> OBJECTIVE: All lines in the records below from the line with "Recreate this image" through the line with "(HdrTxt) at (302,22)" are to be given again exactly, both ends included; the pictures are to be left out.

> RECORDS SUPPLIED:
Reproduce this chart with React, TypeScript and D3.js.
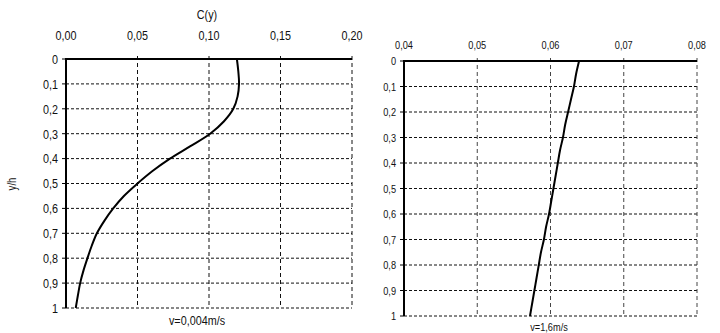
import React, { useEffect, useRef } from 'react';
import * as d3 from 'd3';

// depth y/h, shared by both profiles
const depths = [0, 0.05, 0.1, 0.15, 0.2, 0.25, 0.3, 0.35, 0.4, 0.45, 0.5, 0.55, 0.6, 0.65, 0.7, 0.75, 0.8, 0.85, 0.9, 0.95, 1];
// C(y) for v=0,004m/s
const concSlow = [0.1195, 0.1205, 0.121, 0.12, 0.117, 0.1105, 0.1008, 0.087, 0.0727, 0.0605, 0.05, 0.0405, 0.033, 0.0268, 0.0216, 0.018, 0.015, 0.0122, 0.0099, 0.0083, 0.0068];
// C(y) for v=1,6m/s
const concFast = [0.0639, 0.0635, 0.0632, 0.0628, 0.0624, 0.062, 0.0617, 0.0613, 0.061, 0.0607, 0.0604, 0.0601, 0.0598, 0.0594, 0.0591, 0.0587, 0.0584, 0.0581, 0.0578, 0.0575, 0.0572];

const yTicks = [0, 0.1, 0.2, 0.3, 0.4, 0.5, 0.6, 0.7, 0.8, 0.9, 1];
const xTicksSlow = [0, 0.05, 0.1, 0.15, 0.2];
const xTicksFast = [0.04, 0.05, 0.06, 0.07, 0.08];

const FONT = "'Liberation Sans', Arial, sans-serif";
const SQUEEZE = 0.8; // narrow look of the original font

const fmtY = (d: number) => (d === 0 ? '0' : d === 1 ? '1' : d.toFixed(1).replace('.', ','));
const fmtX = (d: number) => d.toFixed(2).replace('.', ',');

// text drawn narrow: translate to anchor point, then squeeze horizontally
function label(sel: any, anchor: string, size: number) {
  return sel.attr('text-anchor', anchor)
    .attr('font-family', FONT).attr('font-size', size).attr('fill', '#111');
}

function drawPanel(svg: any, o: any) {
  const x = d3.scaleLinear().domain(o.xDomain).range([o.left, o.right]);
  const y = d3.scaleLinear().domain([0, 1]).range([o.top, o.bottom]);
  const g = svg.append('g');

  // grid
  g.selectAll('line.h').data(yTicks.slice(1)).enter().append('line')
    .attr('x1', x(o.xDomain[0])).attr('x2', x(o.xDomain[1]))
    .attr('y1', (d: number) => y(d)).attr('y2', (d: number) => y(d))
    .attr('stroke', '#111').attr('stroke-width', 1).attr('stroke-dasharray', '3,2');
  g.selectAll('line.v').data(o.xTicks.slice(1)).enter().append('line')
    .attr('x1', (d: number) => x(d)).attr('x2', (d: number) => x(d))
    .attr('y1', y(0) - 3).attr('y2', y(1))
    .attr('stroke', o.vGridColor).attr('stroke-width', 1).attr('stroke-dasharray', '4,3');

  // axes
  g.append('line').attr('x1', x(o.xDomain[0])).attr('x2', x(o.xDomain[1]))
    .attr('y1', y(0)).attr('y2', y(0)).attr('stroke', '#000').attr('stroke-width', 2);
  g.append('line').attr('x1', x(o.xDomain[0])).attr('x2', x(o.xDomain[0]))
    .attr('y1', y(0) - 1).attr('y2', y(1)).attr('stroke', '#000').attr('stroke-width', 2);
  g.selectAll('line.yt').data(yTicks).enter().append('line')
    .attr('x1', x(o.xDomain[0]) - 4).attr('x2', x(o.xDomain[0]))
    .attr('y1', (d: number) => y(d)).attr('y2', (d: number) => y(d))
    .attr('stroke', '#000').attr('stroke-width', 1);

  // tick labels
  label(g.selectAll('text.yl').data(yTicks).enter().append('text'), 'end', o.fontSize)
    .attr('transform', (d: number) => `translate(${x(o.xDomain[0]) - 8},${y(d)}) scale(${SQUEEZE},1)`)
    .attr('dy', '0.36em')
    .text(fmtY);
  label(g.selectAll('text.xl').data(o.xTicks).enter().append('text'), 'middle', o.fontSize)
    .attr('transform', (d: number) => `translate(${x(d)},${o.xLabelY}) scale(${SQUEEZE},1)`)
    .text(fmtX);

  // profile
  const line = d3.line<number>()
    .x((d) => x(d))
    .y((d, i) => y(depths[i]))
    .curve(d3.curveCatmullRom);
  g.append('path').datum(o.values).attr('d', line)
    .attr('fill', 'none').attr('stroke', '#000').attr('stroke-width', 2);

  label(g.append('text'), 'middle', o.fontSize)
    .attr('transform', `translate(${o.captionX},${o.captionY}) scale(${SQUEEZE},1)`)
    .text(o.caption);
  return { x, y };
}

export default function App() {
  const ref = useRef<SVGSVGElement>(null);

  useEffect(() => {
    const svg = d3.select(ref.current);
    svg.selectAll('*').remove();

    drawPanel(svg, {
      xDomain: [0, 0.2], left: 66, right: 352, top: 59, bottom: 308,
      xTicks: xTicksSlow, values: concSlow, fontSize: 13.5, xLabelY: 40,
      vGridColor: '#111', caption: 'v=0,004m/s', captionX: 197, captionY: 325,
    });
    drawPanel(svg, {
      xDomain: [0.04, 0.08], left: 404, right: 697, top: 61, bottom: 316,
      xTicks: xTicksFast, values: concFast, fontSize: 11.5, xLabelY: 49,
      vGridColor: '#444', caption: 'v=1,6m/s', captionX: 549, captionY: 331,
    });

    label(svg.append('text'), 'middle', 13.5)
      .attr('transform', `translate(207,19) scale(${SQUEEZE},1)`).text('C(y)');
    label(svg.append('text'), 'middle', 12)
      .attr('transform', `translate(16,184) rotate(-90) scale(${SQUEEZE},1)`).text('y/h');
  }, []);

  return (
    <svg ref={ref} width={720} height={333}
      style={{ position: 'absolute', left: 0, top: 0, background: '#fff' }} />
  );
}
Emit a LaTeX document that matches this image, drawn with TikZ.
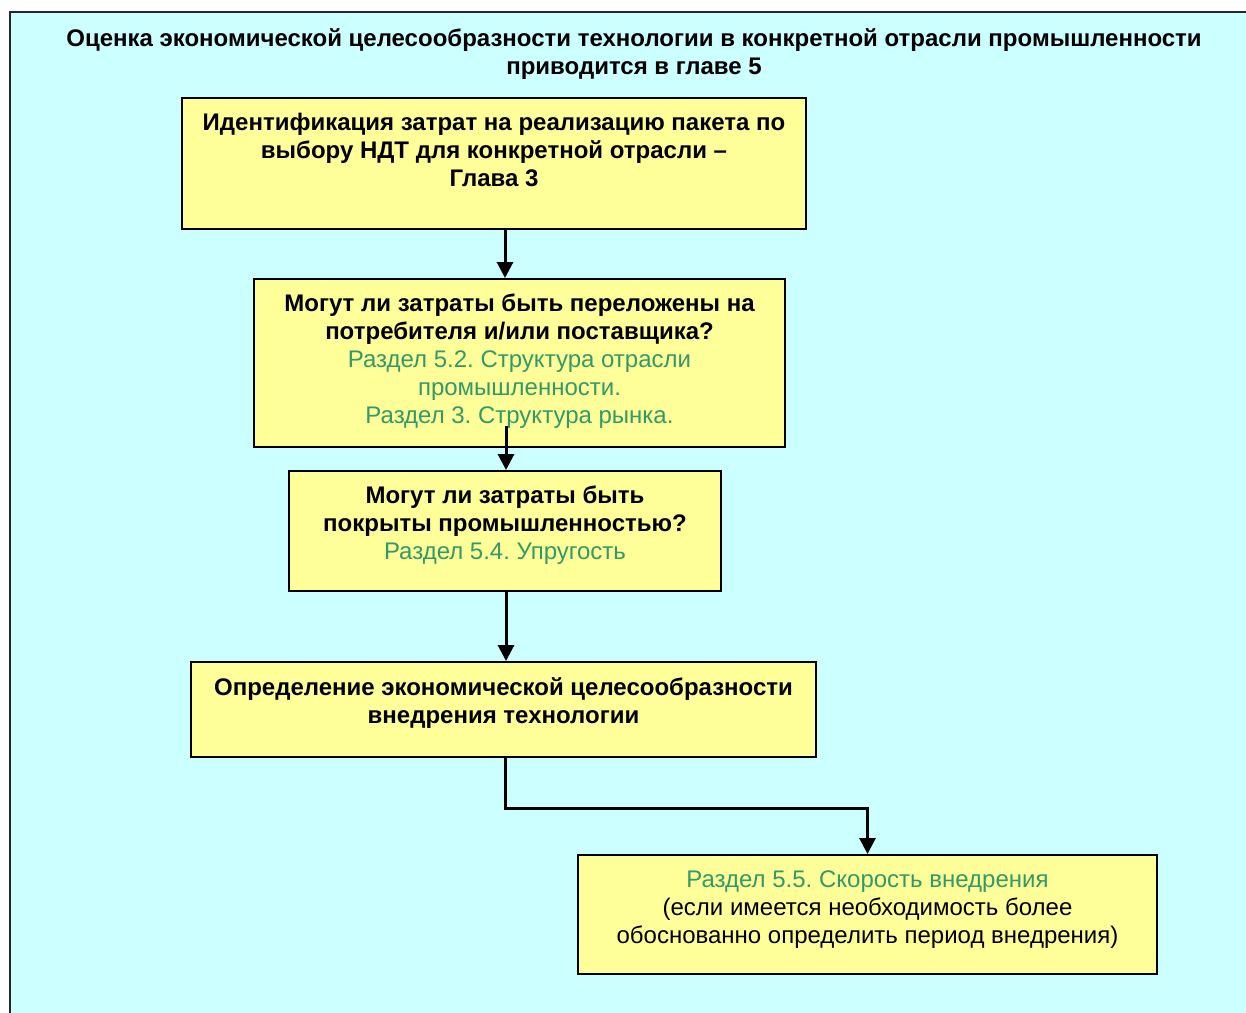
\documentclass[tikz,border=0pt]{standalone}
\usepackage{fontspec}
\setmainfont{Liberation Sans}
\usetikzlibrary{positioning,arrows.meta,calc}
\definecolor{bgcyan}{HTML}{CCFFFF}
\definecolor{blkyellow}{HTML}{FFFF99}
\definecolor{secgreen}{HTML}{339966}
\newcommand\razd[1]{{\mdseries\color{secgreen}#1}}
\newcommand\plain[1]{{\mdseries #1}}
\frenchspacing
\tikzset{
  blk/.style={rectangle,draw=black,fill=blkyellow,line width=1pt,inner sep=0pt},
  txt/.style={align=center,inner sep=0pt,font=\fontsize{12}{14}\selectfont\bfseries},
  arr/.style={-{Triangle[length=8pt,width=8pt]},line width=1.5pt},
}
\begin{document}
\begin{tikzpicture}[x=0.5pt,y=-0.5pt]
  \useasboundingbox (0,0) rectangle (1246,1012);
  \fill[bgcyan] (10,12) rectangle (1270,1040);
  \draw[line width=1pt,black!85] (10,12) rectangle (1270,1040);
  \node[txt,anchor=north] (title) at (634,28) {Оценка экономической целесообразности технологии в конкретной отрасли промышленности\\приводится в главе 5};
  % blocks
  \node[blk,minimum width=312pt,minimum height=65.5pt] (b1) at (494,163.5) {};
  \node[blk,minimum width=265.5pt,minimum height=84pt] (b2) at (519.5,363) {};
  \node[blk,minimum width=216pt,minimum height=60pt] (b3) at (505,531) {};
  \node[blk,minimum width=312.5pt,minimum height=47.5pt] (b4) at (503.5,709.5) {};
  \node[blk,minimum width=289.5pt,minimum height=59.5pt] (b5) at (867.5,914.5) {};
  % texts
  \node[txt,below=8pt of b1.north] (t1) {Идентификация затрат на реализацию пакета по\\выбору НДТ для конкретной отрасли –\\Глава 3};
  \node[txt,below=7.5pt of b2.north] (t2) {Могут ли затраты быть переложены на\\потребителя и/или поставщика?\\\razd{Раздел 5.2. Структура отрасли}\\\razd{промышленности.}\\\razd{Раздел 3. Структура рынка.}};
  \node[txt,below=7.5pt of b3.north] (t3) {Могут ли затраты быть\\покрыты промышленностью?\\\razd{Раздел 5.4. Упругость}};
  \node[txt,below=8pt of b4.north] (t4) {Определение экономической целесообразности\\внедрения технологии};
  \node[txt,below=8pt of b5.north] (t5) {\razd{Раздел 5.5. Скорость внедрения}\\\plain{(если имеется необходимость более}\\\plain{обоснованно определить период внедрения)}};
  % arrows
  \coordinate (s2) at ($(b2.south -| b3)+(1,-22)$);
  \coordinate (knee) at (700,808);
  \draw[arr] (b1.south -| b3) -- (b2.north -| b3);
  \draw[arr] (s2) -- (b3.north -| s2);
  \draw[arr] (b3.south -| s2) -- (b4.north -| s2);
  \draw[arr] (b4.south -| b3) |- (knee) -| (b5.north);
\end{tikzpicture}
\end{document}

==

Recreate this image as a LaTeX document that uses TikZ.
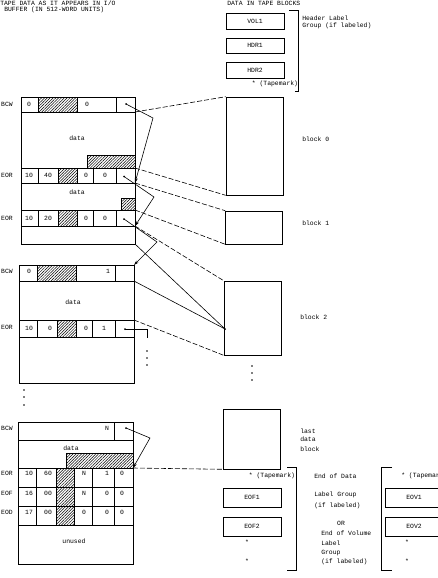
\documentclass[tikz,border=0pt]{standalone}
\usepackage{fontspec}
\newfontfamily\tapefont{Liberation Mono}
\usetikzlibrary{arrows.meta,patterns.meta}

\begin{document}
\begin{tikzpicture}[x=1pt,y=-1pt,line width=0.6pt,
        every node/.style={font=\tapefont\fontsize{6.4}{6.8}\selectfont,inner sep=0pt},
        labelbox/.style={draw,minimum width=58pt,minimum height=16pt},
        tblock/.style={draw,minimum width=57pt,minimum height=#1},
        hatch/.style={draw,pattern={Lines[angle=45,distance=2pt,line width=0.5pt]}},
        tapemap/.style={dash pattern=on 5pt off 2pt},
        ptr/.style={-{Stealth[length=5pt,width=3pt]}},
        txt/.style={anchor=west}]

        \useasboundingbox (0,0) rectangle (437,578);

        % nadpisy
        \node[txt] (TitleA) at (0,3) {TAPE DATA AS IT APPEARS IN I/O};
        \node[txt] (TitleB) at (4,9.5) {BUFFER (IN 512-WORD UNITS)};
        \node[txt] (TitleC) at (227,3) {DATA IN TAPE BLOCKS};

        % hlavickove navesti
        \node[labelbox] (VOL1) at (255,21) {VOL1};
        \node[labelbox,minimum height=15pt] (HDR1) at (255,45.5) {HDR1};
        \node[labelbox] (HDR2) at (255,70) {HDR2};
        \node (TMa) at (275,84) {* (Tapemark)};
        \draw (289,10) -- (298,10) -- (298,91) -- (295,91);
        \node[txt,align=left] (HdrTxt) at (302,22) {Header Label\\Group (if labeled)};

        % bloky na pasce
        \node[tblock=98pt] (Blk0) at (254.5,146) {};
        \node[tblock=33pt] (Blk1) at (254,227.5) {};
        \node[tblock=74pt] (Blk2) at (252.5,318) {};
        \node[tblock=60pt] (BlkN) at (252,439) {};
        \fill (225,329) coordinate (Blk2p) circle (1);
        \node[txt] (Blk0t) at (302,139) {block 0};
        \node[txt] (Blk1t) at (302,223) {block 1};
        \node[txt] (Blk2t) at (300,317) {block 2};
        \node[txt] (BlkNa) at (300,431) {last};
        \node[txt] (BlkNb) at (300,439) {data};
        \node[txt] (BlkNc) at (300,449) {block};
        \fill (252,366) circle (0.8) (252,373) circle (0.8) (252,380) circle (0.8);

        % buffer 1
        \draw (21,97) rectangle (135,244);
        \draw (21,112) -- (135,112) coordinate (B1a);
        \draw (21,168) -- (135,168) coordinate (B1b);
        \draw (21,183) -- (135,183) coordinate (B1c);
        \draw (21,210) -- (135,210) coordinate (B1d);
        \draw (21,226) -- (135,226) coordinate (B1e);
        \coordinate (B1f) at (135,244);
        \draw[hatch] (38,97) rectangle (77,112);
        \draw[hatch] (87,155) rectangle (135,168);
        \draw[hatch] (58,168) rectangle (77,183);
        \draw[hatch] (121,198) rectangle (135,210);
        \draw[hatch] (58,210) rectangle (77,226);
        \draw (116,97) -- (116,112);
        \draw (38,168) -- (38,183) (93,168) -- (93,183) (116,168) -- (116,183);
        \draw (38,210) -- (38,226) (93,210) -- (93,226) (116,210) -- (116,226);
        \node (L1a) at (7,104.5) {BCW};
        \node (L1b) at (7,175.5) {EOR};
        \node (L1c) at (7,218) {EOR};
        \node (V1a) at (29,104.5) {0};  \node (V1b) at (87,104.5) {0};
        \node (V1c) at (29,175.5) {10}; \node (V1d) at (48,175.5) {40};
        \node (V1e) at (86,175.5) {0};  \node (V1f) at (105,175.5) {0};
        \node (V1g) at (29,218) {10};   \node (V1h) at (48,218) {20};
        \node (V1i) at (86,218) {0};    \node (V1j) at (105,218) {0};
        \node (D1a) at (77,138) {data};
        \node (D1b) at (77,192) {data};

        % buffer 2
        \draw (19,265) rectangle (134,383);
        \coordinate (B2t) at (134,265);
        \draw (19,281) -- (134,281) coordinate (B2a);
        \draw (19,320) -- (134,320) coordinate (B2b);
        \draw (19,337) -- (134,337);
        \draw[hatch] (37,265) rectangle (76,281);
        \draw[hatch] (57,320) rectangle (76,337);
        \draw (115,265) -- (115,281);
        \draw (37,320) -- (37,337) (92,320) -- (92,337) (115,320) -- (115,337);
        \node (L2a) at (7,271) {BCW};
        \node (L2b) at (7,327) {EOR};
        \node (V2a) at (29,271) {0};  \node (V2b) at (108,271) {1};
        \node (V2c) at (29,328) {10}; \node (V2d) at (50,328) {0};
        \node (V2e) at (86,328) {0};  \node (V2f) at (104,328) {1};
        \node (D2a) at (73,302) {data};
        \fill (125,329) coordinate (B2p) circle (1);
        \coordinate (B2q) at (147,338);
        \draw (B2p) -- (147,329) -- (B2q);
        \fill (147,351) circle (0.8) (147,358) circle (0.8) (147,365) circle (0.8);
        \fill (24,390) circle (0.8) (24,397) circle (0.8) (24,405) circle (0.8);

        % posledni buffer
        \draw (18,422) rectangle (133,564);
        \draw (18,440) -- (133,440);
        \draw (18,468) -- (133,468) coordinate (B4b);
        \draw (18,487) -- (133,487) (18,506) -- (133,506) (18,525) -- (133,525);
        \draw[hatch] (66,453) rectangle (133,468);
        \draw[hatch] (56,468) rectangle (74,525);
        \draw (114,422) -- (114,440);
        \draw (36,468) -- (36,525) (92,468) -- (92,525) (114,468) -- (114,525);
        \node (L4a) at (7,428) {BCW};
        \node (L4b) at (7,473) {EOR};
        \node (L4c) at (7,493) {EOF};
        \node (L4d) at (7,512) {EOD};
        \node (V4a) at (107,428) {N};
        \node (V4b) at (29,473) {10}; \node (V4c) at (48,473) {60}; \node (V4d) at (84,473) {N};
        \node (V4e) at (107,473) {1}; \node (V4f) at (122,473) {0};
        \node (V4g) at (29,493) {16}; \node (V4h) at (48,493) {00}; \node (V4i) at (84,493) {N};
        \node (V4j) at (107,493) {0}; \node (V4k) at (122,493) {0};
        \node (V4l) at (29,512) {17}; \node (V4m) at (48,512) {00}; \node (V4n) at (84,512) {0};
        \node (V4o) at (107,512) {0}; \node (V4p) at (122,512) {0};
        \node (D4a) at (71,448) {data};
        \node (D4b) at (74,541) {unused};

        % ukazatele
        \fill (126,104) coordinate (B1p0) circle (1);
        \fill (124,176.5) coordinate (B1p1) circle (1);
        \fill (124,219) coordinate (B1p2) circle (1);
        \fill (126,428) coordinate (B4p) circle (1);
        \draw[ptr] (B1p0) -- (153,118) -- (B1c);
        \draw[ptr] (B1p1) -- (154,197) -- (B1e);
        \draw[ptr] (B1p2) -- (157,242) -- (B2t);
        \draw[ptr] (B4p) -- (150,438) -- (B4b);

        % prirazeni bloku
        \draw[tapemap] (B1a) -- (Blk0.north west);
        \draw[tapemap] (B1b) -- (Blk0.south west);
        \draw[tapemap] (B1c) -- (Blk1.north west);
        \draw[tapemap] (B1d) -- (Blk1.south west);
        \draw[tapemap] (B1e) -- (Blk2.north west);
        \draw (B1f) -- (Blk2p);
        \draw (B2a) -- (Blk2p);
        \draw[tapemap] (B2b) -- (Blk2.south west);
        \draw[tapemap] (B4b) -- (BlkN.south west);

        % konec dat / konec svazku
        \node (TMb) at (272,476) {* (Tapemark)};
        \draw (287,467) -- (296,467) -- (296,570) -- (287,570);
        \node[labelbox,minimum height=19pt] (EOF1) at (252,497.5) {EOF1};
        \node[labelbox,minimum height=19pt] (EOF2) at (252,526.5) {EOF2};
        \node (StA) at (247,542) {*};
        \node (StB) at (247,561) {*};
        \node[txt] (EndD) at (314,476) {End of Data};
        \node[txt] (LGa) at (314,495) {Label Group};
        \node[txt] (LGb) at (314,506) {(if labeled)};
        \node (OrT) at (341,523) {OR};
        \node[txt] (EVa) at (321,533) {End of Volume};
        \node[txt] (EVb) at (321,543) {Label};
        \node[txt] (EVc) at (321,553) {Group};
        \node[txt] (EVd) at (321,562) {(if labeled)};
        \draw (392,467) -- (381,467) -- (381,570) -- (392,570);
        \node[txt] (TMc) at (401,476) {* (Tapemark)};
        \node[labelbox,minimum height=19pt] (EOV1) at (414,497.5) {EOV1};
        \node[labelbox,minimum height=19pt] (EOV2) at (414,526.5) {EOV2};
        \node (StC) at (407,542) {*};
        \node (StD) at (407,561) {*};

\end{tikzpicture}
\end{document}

> RESULT OF THE TASK:
Recreate this image as a LaTeX document that uses TikZ.
\documentclass[tikz,border=0pt]{standalone}
\usepackage{fontspec}
\newfontfamily\tapefont{Liberation Mono}
\usetikzlibrary{arrows.meta,patterns.meta}

\begin{document}
\begin{tikzpicture}[x=1pt,y=-1pt,line width=0.6pt,
        every node/.style={font=\tapefont\fontsize{6.4}{6.8}\selectfont,inner sep=0pt},
        labelbox/.style={draw,minimum width=58pt,minimum height=16pt},
        tblock/.style={draw,minimum width=57pt,minimum height=#1},
        hatch/.style={draw,pattern={Lines[angle=45,distance=2pt,line width=0.5pt]}},
        tapemap/.style={dash pattern=on 5pt off 2pt},
        ptr/.style={-{Stealth[length=5pt,width=3pt]}},
        txt/.style={anchor=west}]

        \useasboundingbox (0,0) rectangle (437,578);

        % nadpisy
        \node[txt] (TitleA) at (0,3) {TAPE DATA AS IT APPEARS IN I/O};
        \node[txt] (TitleB) at (4,9.5) {BUFFER (IN 512-WORD UNITS)};
        \node[txt] (TitleC) at (227,3) {DATA IN TAPE BLOCKS};

        % hlavickove navesti
        \node[labelbox] (VOL1) at (255,21) {VOL1};
        \node[labelbox,minimum height=15pt] (HDR1) at (255,45.5) {HDR1};
        \node[labelbox] (HDR2) at (255,70) {HDR2};
        \node (TMa) at (275,84) {* (Tapemark)};
        \draw (289,10) -- (298,10) -- (298,91) -- (295,91);
        \node[txt,align=left] (HdrTxt) at (302,22) {Header Label\\Group (if labeled)};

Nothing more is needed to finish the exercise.